Repeat everything from the first line of the listing below through the line that contains "import * as", exactly. Leave out pictures.

**Data shown**
╭──
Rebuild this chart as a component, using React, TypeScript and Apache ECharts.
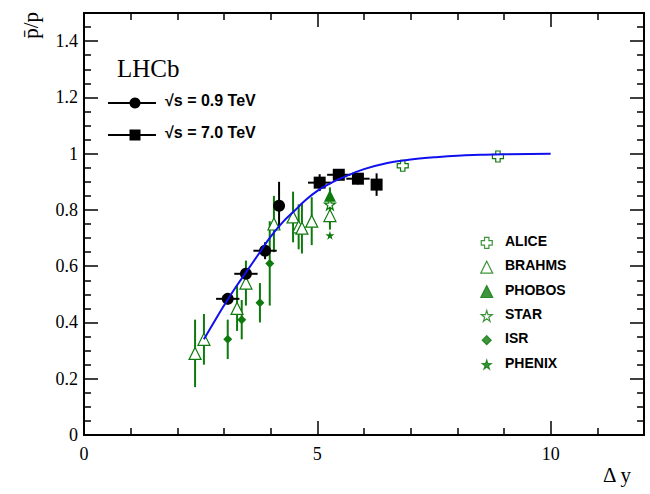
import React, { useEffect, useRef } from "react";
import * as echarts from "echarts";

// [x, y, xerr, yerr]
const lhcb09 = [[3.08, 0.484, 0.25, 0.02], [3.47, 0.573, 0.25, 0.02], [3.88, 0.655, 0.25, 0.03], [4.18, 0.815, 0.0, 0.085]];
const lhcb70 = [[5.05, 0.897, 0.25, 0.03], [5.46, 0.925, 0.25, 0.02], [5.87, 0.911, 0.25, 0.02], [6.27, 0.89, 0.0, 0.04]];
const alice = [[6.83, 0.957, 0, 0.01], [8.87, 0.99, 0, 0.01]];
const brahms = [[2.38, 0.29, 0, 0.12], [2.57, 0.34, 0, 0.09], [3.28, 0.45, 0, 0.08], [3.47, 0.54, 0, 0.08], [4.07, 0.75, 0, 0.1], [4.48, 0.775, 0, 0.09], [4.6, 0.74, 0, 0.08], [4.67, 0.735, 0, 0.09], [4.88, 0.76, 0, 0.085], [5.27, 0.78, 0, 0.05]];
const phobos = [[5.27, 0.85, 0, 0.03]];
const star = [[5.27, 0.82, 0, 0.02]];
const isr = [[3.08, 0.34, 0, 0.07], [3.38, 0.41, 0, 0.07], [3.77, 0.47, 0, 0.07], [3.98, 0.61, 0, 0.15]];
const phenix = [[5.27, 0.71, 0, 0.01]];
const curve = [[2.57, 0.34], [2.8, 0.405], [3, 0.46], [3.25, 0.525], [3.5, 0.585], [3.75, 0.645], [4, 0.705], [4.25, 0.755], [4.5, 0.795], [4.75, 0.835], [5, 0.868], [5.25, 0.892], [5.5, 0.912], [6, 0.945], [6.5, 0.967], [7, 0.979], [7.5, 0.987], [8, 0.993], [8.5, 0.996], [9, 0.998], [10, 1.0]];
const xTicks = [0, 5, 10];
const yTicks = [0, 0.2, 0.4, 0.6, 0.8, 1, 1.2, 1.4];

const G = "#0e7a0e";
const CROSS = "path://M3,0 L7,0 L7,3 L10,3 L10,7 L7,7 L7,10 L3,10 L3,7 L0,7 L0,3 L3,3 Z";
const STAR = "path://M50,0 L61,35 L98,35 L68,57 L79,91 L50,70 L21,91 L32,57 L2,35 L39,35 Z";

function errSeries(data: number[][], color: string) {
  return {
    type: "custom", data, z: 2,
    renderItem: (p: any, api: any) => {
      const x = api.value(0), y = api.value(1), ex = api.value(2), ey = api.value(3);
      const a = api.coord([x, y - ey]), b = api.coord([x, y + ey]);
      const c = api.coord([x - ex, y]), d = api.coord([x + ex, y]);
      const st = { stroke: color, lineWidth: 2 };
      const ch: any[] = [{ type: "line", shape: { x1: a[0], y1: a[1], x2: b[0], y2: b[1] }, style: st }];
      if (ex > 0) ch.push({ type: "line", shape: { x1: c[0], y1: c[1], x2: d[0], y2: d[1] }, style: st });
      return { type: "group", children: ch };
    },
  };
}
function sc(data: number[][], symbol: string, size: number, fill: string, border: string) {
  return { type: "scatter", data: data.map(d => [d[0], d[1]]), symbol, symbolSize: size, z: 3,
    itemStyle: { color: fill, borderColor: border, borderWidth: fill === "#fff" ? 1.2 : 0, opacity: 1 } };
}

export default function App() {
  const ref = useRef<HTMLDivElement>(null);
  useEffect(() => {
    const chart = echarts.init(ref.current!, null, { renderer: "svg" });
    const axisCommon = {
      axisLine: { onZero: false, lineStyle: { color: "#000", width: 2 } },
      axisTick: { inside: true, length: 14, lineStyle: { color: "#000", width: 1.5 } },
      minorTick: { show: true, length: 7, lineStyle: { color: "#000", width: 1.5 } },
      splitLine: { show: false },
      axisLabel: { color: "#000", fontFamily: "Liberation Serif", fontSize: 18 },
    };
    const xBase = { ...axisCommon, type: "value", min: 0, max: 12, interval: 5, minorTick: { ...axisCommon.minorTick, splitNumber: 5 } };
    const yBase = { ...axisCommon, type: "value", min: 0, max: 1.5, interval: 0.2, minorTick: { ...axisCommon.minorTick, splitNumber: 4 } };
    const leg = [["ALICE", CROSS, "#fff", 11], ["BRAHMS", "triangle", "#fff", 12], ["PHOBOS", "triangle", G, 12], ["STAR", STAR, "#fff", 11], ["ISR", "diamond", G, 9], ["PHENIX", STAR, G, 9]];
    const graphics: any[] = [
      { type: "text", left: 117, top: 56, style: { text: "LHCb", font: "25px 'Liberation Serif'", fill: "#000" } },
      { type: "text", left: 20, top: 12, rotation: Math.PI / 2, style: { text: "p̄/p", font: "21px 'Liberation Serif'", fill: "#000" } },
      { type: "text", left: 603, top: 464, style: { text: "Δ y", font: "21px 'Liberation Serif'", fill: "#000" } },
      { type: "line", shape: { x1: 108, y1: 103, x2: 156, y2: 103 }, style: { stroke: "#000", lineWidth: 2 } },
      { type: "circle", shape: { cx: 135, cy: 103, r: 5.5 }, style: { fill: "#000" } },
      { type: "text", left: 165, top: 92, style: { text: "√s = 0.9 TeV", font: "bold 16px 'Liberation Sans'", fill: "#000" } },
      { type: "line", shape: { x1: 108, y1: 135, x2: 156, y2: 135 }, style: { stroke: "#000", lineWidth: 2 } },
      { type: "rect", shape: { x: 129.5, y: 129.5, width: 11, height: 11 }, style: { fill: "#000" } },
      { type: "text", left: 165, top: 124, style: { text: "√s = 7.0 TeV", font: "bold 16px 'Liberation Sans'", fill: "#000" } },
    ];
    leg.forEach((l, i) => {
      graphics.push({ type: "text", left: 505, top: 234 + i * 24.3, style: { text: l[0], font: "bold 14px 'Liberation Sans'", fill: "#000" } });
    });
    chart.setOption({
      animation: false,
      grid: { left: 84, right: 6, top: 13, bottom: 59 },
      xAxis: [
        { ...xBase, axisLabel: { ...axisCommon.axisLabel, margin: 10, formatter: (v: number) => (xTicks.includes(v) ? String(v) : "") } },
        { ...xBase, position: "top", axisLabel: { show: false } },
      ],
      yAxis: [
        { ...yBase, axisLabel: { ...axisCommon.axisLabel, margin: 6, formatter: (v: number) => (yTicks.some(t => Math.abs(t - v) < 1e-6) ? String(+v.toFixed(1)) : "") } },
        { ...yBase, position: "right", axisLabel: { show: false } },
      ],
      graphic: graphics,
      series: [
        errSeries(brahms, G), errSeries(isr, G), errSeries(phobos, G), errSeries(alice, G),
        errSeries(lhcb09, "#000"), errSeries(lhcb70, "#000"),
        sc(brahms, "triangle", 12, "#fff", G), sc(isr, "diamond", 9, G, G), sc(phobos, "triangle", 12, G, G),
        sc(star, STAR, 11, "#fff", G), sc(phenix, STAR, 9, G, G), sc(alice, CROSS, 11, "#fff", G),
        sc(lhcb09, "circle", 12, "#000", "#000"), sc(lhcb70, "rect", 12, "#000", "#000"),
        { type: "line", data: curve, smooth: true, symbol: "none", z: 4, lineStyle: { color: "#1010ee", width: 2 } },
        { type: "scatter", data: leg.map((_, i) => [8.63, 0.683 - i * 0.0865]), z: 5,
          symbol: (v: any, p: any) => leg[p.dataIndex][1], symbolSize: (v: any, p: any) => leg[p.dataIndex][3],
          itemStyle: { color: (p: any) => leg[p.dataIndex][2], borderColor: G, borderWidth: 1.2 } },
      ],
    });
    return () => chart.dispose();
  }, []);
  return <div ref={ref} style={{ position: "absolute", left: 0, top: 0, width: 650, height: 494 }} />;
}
╰──
**Reply**
Rebuild this chart as a component, using React, TypeScript and Apache ECharts.
import React, { useEffect, useRef } from "react";
import * as echarts from "echarts";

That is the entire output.